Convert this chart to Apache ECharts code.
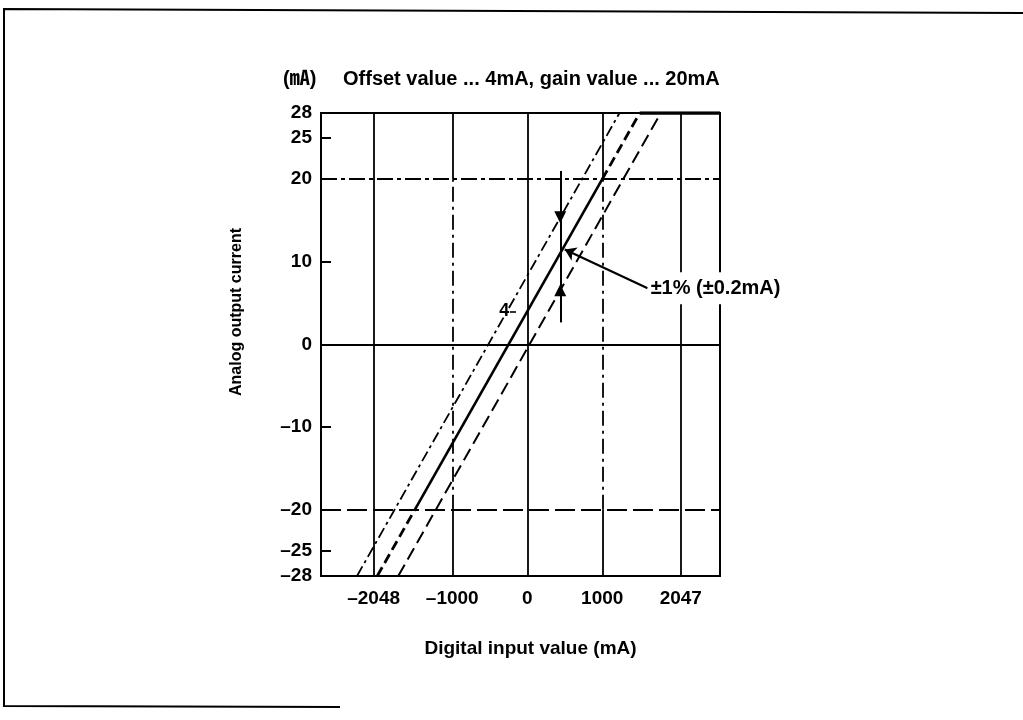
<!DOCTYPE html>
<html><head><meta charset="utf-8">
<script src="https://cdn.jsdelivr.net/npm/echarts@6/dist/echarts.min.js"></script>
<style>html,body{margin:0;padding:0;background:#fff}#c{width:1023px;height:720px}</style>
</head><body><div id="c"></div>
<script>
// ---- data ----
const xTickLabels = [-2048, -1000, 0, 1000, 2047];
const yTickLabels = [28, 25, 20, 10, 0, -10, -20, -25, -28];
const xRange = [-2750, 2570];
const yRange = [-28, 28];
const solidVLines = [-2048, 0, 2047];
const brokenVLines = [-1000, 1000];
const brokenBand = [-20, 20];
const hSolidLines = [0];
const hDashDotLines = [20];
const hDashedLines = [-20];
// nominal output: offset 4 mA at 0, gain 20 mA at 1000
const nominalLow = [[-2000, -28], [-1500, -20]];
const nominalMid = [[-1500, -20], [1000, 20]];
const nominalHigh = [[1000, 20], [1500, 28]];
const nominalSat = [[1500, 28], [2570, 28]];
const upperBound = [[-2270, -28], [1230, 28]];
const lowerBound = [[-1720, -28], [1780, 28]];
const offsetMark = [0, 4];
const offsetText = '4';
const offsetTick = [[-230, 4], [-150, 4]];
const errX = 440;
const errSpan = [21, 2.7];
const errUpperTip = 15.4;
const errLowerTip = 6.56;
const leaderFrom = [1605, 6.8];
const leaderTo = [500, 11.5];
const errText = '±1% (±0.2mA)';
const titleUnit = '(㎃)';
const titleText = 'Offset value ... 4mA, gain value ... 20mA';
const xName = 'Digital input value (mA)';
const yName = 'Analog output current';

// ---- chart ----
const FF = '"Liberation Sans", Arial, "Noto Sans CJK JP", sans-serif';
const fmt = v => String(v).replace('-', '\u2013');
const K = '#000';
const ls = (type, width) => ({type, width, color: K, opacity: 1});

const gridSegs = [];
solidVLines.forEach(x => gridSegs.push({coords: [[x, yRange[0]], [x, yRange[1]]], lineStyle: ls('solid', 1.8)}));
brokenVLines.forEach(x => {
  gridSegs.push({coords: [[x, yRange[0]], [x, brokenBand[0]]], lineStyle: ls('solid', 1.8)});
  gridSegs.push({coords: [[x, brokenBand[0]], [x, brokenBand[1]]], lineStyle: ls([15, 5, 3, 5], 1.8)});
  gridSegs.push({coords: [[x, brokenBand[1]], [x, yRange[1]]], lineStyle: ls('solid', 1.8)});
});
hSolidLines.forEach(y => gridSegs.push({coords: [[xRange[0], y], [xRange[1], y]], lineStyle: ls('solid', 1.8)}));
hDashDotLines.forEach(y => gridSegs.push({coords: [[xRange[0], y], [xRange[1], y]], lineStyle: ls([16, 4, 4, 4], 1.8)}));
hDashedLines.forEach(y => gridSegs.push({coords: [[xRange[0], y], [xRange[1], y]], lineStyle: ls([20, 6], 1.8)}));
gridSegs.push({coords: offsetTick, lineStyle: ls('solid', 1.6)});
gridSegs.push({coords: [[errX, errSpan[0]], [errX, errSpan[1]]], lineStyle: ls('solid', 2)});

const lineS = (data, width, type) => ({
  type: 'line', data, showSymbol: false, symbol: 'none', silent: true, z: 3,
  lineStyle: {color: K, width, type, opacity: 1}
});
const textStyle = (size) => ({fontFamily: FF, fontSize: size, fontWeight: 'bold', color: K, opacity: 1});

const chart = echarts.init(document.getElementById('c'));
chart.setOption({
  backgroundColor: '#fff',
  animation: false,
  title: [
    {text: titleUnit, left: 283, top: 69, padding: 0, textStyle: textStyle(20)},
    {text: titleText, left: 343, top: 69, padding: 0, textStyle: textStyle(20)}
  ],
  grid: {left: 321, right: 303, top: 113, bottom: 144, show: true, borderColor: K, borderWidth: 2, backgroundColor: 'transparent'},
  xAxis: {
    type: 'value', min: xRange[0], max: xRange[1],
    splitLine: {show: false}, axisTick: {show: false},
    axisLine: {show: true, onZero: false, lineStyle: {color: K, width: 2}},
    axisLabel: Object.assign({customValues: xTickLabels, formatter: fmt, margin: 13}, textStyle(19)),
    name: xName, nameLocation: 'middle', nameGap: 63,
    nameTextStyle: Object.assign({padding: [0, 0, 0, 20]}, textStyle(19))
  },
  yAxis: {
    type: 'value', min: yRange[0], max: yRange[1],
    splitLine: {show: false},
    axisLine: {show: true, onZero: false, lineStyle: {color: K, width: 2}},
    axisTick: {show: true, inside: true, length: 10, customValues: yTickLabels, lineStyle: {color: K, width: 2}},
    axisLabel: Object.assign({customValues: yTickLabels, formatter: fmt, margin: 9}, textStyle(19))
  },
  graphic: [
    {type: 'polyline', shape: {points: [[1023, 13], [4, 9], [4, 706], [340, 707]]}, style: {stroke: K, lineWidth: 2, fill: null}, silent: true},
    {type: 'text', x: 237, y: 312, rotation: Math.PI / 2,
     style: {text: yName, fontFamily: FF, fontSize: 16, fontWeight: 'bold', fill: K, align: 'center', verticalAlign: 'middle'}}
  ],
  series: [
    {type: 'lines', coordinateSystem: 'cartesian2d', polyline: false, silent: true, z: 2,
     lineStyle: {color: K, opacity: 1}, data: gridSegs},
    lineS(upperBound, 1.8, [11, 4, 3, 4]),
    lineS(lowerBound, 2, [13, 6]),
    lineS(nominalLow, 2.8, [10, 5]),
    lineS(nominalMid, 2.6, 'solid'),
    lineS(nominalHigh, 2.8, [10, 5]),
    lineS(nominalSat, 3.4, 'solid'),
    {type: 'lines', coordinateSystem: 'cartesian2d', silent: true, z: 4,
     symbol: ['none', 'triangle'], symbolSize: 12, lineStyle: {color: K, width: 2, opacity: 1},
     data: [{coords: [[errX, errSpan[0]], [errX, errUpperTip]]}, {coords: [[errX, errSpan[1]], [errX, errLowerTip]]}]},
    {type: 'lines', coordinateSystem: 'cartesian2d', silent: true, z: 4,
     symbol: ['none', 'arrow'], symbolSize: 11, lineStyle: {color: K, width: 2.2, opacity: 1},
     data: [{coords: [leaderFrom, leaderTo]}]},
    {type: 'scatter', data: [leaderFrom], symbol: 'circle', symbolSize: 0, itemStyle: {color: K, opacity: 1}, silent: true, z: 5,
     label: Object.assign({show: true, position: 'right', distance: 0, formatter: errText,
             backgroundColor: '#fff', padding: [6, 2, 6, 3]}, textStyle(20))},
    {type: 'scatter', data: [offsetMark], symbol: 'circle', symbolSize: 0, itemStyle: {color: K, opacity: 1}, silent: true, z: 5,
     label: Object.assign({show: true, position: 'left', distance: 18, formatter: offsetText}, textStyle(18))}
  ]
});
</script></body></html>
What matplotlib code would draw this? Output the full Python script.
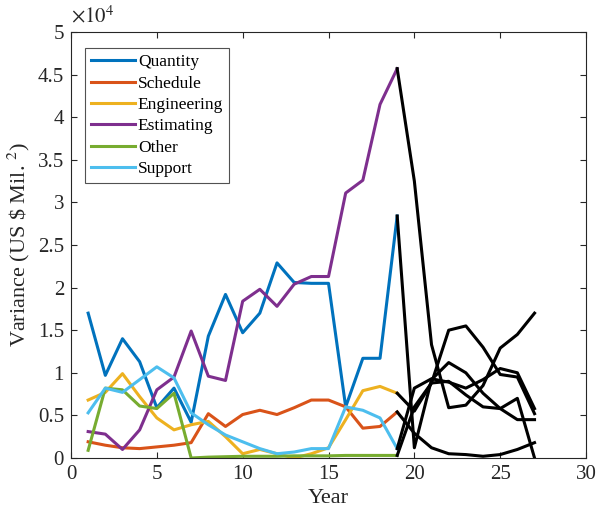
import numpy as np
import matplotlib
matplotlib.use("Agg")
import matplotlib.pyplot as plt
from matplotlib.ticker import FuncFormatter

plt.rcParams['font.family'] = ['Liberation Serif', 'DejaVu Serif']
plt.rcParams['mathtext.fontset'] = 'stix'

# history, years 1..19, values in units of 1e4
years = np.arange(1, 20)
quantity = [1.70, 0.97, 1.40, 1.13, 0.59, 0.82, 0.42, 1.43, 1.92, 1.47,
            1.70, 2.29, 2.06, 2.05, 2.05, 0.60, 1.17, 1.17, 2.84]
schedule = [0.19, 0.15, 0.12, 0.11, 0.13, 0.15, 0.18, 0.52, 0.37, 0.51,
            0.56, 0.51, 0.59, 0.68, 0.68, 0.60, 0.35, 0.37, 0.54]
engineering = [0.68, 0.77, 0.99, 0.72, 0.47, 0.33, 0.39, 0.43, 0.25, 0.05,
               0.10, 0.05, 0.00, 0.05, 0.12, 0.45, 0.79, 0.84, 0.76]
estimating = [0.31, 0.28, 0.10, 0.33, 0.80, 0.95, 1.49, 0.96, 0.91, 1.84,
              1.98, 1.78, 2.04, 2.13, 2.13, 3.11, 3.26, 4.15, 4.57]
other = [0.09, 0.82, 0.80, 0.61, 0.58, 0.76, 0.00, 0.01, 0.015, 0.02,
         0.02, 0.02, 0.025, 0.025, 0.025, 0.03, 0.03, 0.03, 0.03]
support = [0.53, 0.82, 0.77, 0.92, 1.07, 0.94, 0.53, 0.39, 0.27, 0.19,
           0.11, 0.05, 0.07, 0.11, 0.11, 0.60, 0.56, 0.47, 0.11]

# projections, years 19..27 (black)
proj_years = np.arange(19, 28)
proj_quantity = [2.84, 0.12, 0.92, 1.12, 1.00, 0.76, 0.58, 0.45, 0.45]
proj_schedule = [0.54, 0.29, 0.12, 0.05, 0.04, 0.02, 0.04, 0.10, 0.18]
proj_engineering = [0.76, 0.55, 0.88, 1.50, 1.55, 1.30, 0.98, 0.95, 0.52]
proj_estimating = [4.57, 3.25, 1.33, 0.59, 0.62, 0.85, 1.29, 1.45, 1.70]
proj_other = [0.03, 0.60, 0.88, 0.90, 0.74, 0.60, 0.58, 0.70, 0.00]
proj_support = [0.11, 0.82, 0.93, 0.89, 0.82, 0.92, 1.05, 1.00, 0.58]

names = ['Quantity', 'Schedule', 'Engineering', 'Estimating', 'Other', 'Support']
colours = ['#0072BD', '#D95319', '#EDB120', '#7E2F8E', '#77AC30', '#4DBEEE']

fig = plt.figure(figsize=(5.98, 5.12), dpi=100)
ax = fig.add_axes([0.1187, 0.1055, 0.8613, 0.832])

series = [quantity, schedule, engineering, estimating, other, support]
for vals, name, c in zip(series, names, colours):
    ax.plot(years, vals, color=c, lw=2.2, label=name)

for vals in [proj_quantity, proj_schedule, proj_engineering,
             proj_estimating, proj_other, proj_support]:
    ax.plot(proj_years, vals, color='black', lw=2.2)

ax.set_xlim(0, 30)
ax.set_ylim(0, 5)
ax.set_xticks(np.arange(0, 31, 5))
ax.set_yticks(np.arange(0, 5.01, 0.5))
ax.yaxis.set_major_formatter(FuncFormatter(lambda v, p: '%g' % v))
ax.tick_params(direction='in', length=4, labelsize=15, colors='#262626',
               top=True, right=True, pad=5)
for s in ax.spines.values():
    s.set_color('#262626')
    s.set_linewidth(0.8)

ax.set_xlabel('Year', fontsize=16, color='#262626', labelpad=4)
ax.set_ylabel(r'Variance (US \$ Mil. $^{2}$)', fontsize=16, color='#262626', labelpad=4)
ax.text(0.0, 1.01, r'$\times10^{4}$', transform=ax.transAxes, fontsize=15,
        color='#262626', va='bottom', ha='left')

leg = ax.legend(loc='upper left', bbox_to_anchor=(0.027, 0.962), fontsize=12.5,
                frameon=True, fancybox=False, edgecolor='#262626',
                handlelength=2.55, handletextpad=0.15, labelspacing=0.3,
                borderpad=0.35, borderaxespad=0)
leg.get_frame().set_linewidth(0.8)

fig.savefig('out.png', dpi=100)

---+---

Prompt: Reproduce the data above exactly, but only from the line containing "What matplotlib code" through the line containing "plt.rcParams['mathtext.fontset'] = 'stix'"; skip the pictures.

Problem solution:
What matplotlib code would draw this? Output the full Python script.
import numpy as np
import matplotlib
matplotlib.use("Agg")
import matplotlib.pyplot as plt
from matplotlib.ticker import FuncFormatter

plt.rcParams['font.family'] = ['Liberation Serif', 'DejaVu Serif']
plt.rcParams['mathtext.fontset'] = 'stix'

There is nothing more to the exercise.